This little plant, one of six that we bought, is only two weeks in the ground and already we are enjoying a few sprigs of coriander benefits in our salads.
Our avocados are in season; later this morning I am going to make our famous Mexican avocado soup that is garnished with cilantro, call it what you like. It is particularly good if you are banting, because it is very high in fat, but has zero carbs; the best way to lose weight.
Plants capture the light, turning it into the incredibly varied phytochemical foods that our bodies desperately crave.
The perfect banting breakfast is hard to come by; it needs to be very low in carbohydrate, yet high in protein and fat. Keep processed meat like bacon for high and holy days. Plenty of organic greens is part of the deal; growing coriander is dead easy because it seeds itself and from the shop goes awfully slimy.
With more than double the people on our planet dying from the ravages of obesity, compared with starvation, your coriander sprinkled at the last moment on eggs Florentine makes the perfect Banting breakfast if you are concerned about your weight.
You cannot see it, but this pan (it has a lid) is on the induction stove; they are delight to cook with. They provide instant heat. Growing coriander is so easy, and will add flavour and protection against tumours from the kaempferol to any dish.
Eggs Florentine makes the most wonderful and versatile breakfast; add chilli and garlic and, if you have only a mild weight problem, read BMI closer to 25 than 30, then you can enjoy it on half a slice of toast; we always used mixed greens so growing coriander is a huge plus.
It is takes literally only a few minutes to mix the ingredients for our heavenly low GI bread dough; then you wait five hours, tantalised by the most incredible aroma if you add herbs like coriander.

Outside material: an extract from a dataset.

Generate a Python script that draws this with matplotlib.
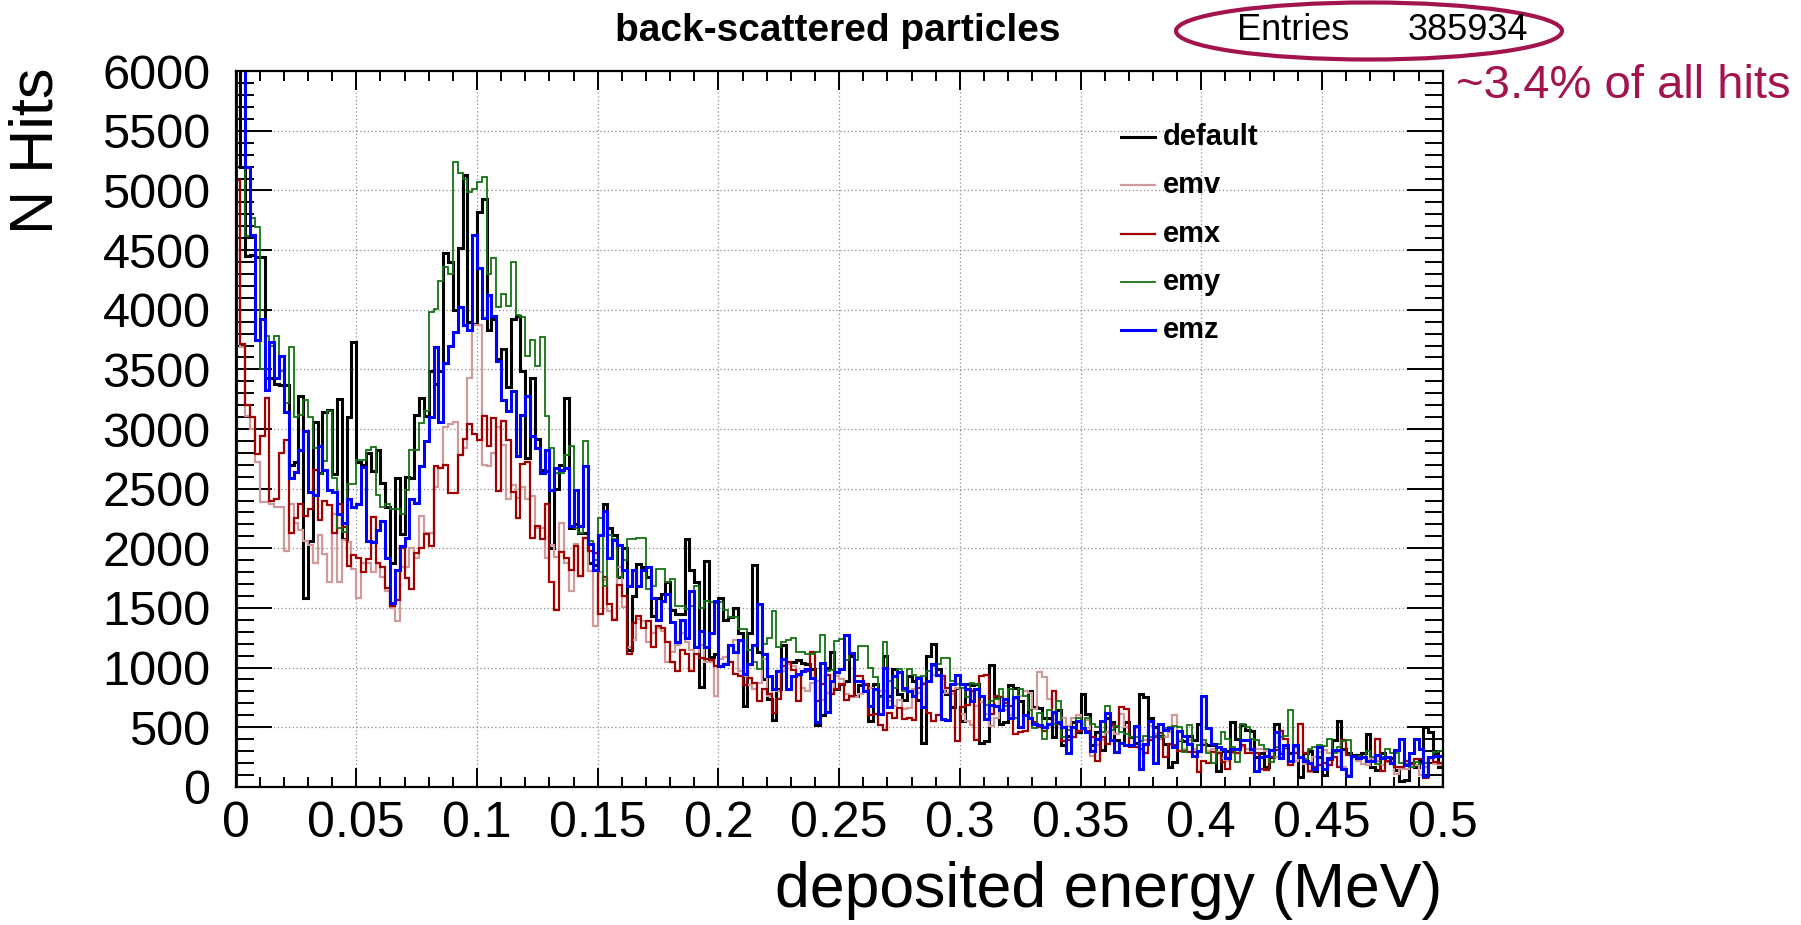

Add extra protein and fat to lower the GI of our bread. I wonder what a handful of our growing coriander leaves would taste like in the loaf?
Some folk are concerned about salmonella infection from eggs; it is a serious cause of food poisoning. Researchers have found that coriander contains an antibacterial compound called dodecenal which is twice as potent as the most commonly used drug gentamicin for fighting the bug.
In Europe there is an explosion of diabetes occurring in all ages; researchers have found that given to diabetic mice, coriander lowers blood sugar and stimulates the pancreas to produce more insulin.